Let’s hope we haven’t heard
the last of Richard Rosenthal

The former IIO director’s our best hope for
a prominent advocate. Meanwhile cop interests
might fill the IIO vacancy with a cop lapdog

October 1, 2016


British Columbia’s Independent Investigations Office was created with cynicism, began operations with a blunder and struggled with legislated weaknesses, insufficient resources and some vaguely reported internal dissension. But overall Richard Rosenthal should be commended for his leadership of the agency’s first four years. It’s heartening to know the establishment outsider intends to stay in B.C. to pursue PhD studies in police accountability.

He’s our best hope (actually our only hope) for a prominent advocate on the issue. That role has been spurned by the establishment wannabes at the B.C. Civil Liberties Association and Pivot Legal Society.

Even so, one of the recommendations he made in a Black Press op-ed seems worrisome. While emphasizing his support for the IIO becoming completely civilian, he suggests temporarily loosening the restriction on hiring former B.C. cops. That could be dangerous, given the strength of police bonds.

He could have been more emphatic in his call for greater resources to finish investigations with reasonable promptness. Several cases have dragged out well over a year, possibly because of unco-operative police forensics labs. This urgent issue has been covered in smaller media, especially White Rock’s Peace Arch News, but it’s generally ignored by bigger papers and broadcast outlets.

In fact most media criticism directed at the IIO comes from police interests.

Rosenthal credits one of his agency’s early successes as the publication of reasonably thorough reports on each case.

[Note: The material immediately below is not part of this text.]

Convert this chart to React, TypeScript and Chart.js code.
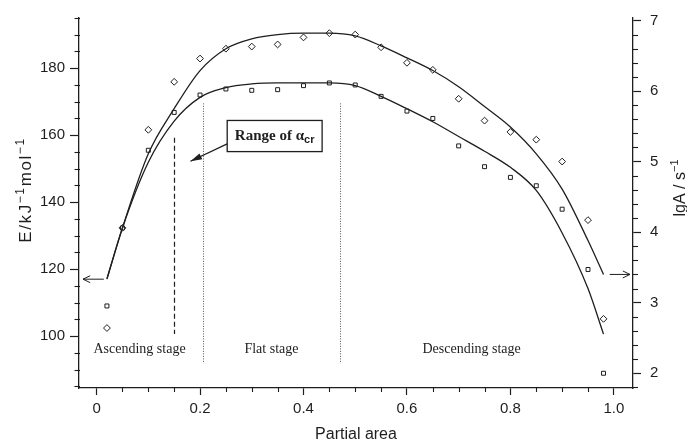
import React, { useEffect, useRef } from 'react';
import { Chart, registerables } from 'chart.js';

Chart.register(...registerables);

// ---- data ----
const partialArea = [0.02, 0.05, 0.1, 0.15, 0.2, 0.25, 0.3, 0.35, 0.4, 0.45, 0.5, 0.55, 0.6, 0.65, 0.7, 0.75, 0.8, 0.85, 0.9, 0.95, 0.98];
// activation energy E (squares, left axis)
const eMeasured = [109.0, 132.3, 155.5, 166.8, 172.0, 173.8, 173.4, 173.6, 174.8, 175.6, 175.0, 171.6, 167.2, 165.0, 156.8, 150.6, 147.4, 144.9, 137.9, 119.9, 88.9];
// lgA (diamonds, right axis)
const lgAMeasured = [2.64, 4.06, 5.45, 6.13, 6.46, 6.60, 6.63, 6.66, 6.76, 6.82, 6.80, 6.62, 6.40, 6.30, 5.89, 5.58, 5.42, 5.31, 5.00, 4.17, 2.77];
// fitted curves
const eFit = [117.0, 132.3, 151.9, 164.2, 171.3, 174.2, 175.3, 175.6, 175.6, 175.6, 174.8, 171.6, 167.9, 164.0, 159.6, 155.2, 150.4, 143.5, 130.8, 114.2, 100.6];
const lgAFit = [3.34, 4.06, 5.11, 5.75, 6.29, 6.60, 6.74, 6.80, 6.82, 6.82, 6.78, 6.64, 6.47, 6.29, 6.06, 5.78, 5.49, 5.11, 4.61, 3.88, 3.40];

const xTicks = [0, 0.2, 0.4, 0.6, 0.8, 1.0];
const xTickLabels = ['0', '0.2', '0.4', '0.6', '0.8', '1.0'];
const eTicks = [100, 120, 140, 160, 180];
const eTickLabels = ['100', '120', '140', '160', '180'];
const aTicks = [2, 3, 4, 5, 6, 7];
const aTickLabels = ['2', '3', '4', '5', '6', '7'];

const stageLabels = ['Ascending stage', 'Flat stage', 'Descending stage'];
const stageCenters = [0.083, 0.338, 0.725];
const stageBounds = [0.206, 0.47];
const alphaCrLine = 0.15;

const SANS = "'Liberation Sans', Arial, sans-serif";
const SERIF = "'Liberation Serif', 'Times New Roman', serif";
const INK = '#1e1e1e';

type Seg = { t: string; sup?: boolean; sub?: boolean; font?: string };

function drawRich(ctx: CanvasRenderingContext2D, segs: Seg[], x: number, y: number, size: number, family: string, rot: number, align: 'center' | 'left', weight = '', spacing = 0) {
  ctx.save();
  ctx.translate(x, y);
  if (rot) ctx.rotate(rot);
  (ctx as any).letterSpacing = `${spacing}px`;
  const fontOf = (s: Seg) => `${weight} ${s.sup || s.sub ? Math.round(size * 0.7) : size}px ${s.font || family}`;
  let total = 0;
  const widths = segs.map((s) => {
    ctx.font = fontOf(s);
    const w = ctx.measureText(s.t).width;
    total += w;
    return w;
  });
  let cx = align === 'center' ? -total / 2 : 0;
  ctx.fillStyle = INK;
  ctx.textBaseline = 'alphabetic';
  ctx.textAlign = 'left';
  segs.forEach((s, i) => {
    ctx.font = fontOf(s);
    const dy = s.sup ? -size * 0.4 : s.sub ? size * 0.2 : 0;
    ctx.fillText(s.t, cx, dy + size * 0.35);
    cx += widths[i];
  });
  ctx.restore();
}

function arrowOpen(ctx: CanvasRenderingContext2D, x1: number, y1: number, x2: number, y2: number) {
  const a = Math.atan2(y2 - y1, x2 - x1);
  const L = 8;
  ctx.beginPath();
  ctx.moveTo(x1, y1);
  ctx.lineTo(x2, y2);
  ctx.moveTo(x2 - L * Math.cos(a - 0.45), y2 - L * Math.sin(a - 0.45));
  ctx.lineTo(x2, y2);
  ctx.lineTo(x2 - L * Math.cos(a + 0.45), y2 - L * Math.sin(a + 0.45));
  ctx.stroke();
}

const decorPlugin = {
  id: 'decor',
  beforeDatasetsDraw(chart: any) {
    const ctx: CanvasRenderingContext2D = chart.ctx;
    const xs = chart.scales.x, yl = chart.scales.yE;
    ctx.save();
    // dotted stage bounds
    ctx.strokeStyle = '#555';
    ctx.lineWidth = 1;
    ctx.setLineDash([1, 1.5]);
    stageBounds.forEach((b) => {
      const px = Math.round(xs.getPixelForValue(b)) + 0.5;
      ctx.beginPath();
      ctx.moveTo(px, yl.getPixelForValue(169.5));
      ctx.lineTo(px, yl.getPixelForValue(91.8));
      ctx.stroke();
    });
    // dashed alpha_cr line
    ctx.strokeStyle = INK;
    ctx.lineWidth = 1.2;
    ctx.setLineDash([5, 3]);
    const dx = Math.round(xs.getPixelForValue(alphaCrLine)) + 0.5;
    ctx.beginPath();
    ctx.moveTo(dx, yl.getPixelForValue(159.2));
    ctx.lineTo(dx, yl.getPixelForValue(100.6));
    ctx.stroke();
    ctx.restore();
  },
  afterDraw(chart: any) {
    const ctx: CanvasRenderingContext2D = chart.ctx;
    const xs = chart.scales.x, yl = chart.scales.yE, yr = chart.scales.yA;
    const ca = chart.chartArea;
    ctx.save();
    ctx.strokeStyle = INK;
    ctx.fillStyle = INK;
    ctx.lineWidth = 1.1;
    ctx.setLineDash([]);
    // minor ticks
    const minor = (vals: number[], f: (v: number) => void) => vals.forEach(f);
    const xm: number[] = [];
    for (let i = 0; i <= 20; i++) if (i % 4 !== 0) xm.push(i * 0.05);
    minor(xm, (v) => {
      const p = Math.round(xs.getPixelForValue(v)) + 0.5;
      ctx.beginPath();
      ctx.moveTo(p, ca.bottom);
      ctx.lineTo(p, ca.bottom + 4);
      ctx.stroke();
    });
    const em: number[] = [];
    for (let v = 85; v <= 195; v += 5) if (v % 20 !== 0) em.push(v);
    minor(em, (v) => {
      const p = Math.round(yl.getPixelForValue(v)) + 0.5;
      ctx.beginPath();
      ctx.moveTo(ca.left - 4.5, p);
      ctx.lineTo(ca.left + 1, p);
      ctx.stroke();
    });
    const am: number[] = [];
    for (let i = 9; i <= 35; i++) if (i % 5 !== 0) am.push(i * 0.2);
    minor(am, (v) => {
      const p = Math.round(yr.getPixelForValue(v)) + 0.5;
      ctx.beginPath();
      ctx.moveTo(ca.right - 1, p);
      ctx.lineTo(ca.right + 5, p);
      ctx.stroke();
    });

    // arrows to axes
    ctx.lineWidth = 1;
    arrowOpen(ctx, xs.getPixelForValue(0.014), yl.getPixelForValue(117), ca.left + 4, yl.getPixelForValue(117));
    arrowOpen(ctx, xs.getPixelForValue(0.992), yr.getPixelForValue(3.4), ca.right - 3, yr.getPixelForValue(3.4));

    // range box
    const bx1 = xs.getPixelForValue(0.2525), bx2 = xs.getPixelForValue(0.436);
    const by1 = yl.getPixelForValue(164.4), by2 = yl.getPixelForValue(155.1);
    ctx.fillStyle = '#fff';
    ctx.fillRect(bx1, by1, bx2 - bx1, by2 - by1);
    ctx.lineWidth = 1.3;
    ctx.strokeRect(bx1, by1, bx2 - bx1, by2 - by1);
    drawRich(ctx, [{ t: 'Range of ' }, { t: 'α', font: SERIF }, { t: 'cr', sub: true, font: SANS }], (bx1 + bx2) / 2, (by1 + by2) / 2 - 1, 15, SERIF, 0, 'center', 'bold');
    // filled arrow from box
    const ax1 = bx1, ay1 = yl.getPixelForValue(157.4);
    const ax2 = xs.getPixelForValue(0.1815), ay2 = yl.getPixelForValue(152.2);
    ctx.lineWidth = 1.2;
    ctx.beginPath();
    ctx.moveTo(ax1, ay1);
    ctx.lineTo(ax2, ay2);
    ctx.stroke();
    const ang = Math.atan2(ay2 - ay1, ax2 - ax1);
    ctx.fillStyle = INK;
    ctx.beginPath();
    ctx.moveTo(ax2, ay2);
    ctx.lineTo(ax2 - 12 * Math.cos(ang - 0.28), ay2 - 12 * Math.sin(ang - 0.28));
    ctx.lineTo(ax2 - 12 * Math.cos(ang + 0.28), ay2 - 12 * Math.sin(ang + 0.28));
    ctx.closePath();
    ctx.fill();

    // stage labels
    ctx.font = `14px ${SERIF}`;
    ctx.textAlign = 'center';
    ctx.textBaseline = 'middle';
    stageLabels.forEach((s, i) => ctx.fillText(s, xs.getPixelForValue(stageCenters[i]), yl.getPixelForValue(95.9)));

    // axis titles
    drawRich(ctx, [{ t: 'Partial area' }], (ca.left + ca.right) / 2, 433, 16, SANS, 0, 'center');
    drawRich(ctx, [{ t: 'E/kJ' }, { t: '−1', sup: true }, { t: 'mol' }, { t: '−1', sup: true }], 25, 190, 17, SANS, -Math.PI / 2, 'center', '', 1.6);
    drawRich(ctx, [{ t: 'lgA / s' }, { t: '−1', sup: true }], 679, 188, 16, SANS, -Math.PI / 2, 'center');
    ctx.restore();
  },
};

const tickFont = { family: SANS, size: 15 };
const gridOpts = { drawOnChartArea: false, drawTicks: true, tickLength: 8, tickColor: INK, tickWidth: 1.2 };
const borderOpts = { color: INK, width: 1.3 };

export default function App() {
  const ref = useRef<HTMLCanvasElement>(null);
  useEffect(() => {
    document.body.style.margin = '0';
    const chart = new Chart(ref.current as HTMLCanvasElement, {
      type: 'scatter',
      data: {
        datasets: [
          {
            label: 'E fit',
            data: partialArea.map((x, i) => ({ x, y: eFit[i] })),
            yAxisID: 'yE',
            showLine: true,
            borderColor: INK,
            borderWidth: 1.3,
            pointRadius: 0,
            cubicInterpolationMode: 'monotone',
          } as any,
          {
            label: 'lgA fit',
            data: partialArea.map((x, i) => ({ x, y: lgAFit[i] })),
            yAxisID: 'yA',
            showLine: true,
            borderColor: INK,
            borderWidth: 1.3,
            pointRadius: 0,
            cubicInterpolationMode: 'monotone',
          } as any,
          {
            label: 'E',
            data: partialArea.map((x, i) => ({ x, y: eMeasured[i] })),
            yAxisID: 'yE',
            pointStyle: 'rect',
            pointRadius: 2.8,
            borderWidth: 1,
            borderColor: INK,
            backgroundColor: '#fff',
          },
          {
            label: 'lgA',
            data: partialArea.map((x, i) => ({ x, y: lgAMeasured[i] })),
            yAxisID: 'yA',
            pointStyle: 'rectRot',
            pointRadius: 3.4,
            borderWidth: 1,
            borderColor: INK,
            backgroundColor: '#fff',
          },
        ],
      },
      options: {
        responsive: false,
        animation: false,
        devicePixelRatio: 1,
        layout: { padding: { top: 11, left: 0, right: 0, bottom: 0 } },
        plugins: { legend: { display: false }, tooltip: { enabled: false } },
        scales: {
          x: {
            type: 'linear',
            position: 'bottom',
            min: -0.034,
            max: 1.037,
            afterBuildTicks: (s: any) => { s.ticks = xTicks.map((v) => ({ value: v })); },
            afterFit: (s: any) => { s.height = 56; },
            ticks: { autoSkip: false, maxRotation: 0, padding: 5, color: INK, font: tickFont, callback: (_v: any, i: number) => xTickLabels[i] },
            grid: { ...gridOpts, tickLength: 7 },
            border: borderOpts,
          },
          yE: {
            type: 'linear',
            position: 'left',
            min: 84.5,
            max: 195,
            afterBuildTicks: (s: any) => { s.ticks = eTicks.map((v) => ({ value: v })); },
            afterFit: (s: any) => { s.width = 79; },
            ticks: { autoSkip: false, padding: 5, color: INK, font: tickFont, callback: (_v: any, i: number) => eTickLabels[i] },
            grid: { ...gridOpts, tickLength: 9 },
            border: borderOpts,
          },
          yA: {
            type: 'linear',
            position: 'right',
            min: 1.79,
            max: 7.035,
            afterBuildTicks: (s: any) => { s.ticks = aTicks.map((v) => ({ value: v })); },
            afterFit: (s: any) => { s.width = 54; },
            ticks: { autoSkip: false, padding: 9, color: INK, font: tickFont, callback: (_v: any, i: number) => aTickLabels[i] },
            grid: { ...gridOpts, tickLength: 8 },
            border: borderOpts,
          },
        },
      },
      plugins: [decorPlugin],
    } as any);
    return () => chart.destroy();
  }, []);
  return <canvas ref={ref} width={687} height={444} style={{ display: 'block', width: '687px', height: '444px' }} />;
}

That contrasts with B.C.’s Office of the Police Complaint Commissioner, which acts in near secrecy, not to mention with zero accountability. The OPCC releases almost nothing outside of quarterly reports with very brief, vague outlines of selected cases involving anonymous cops.

That’s just one of the glaring contrasts between the two agencies. Rosenthal himself demonstrates another—he showed dedication to police accountability. Quite the opposite holds true for corrupt OPCC boss Stan Lowe, his staff and his predecessors.

The current danger, of course, is that the BC Liberal government will appoint a Lowe-like lapdog to take over the IIO. That would happen without a squeak of protest from the opposition NDP, the BCCLA or Pivot.

Let’s just hope we haven’t heard the last of Rosenthal.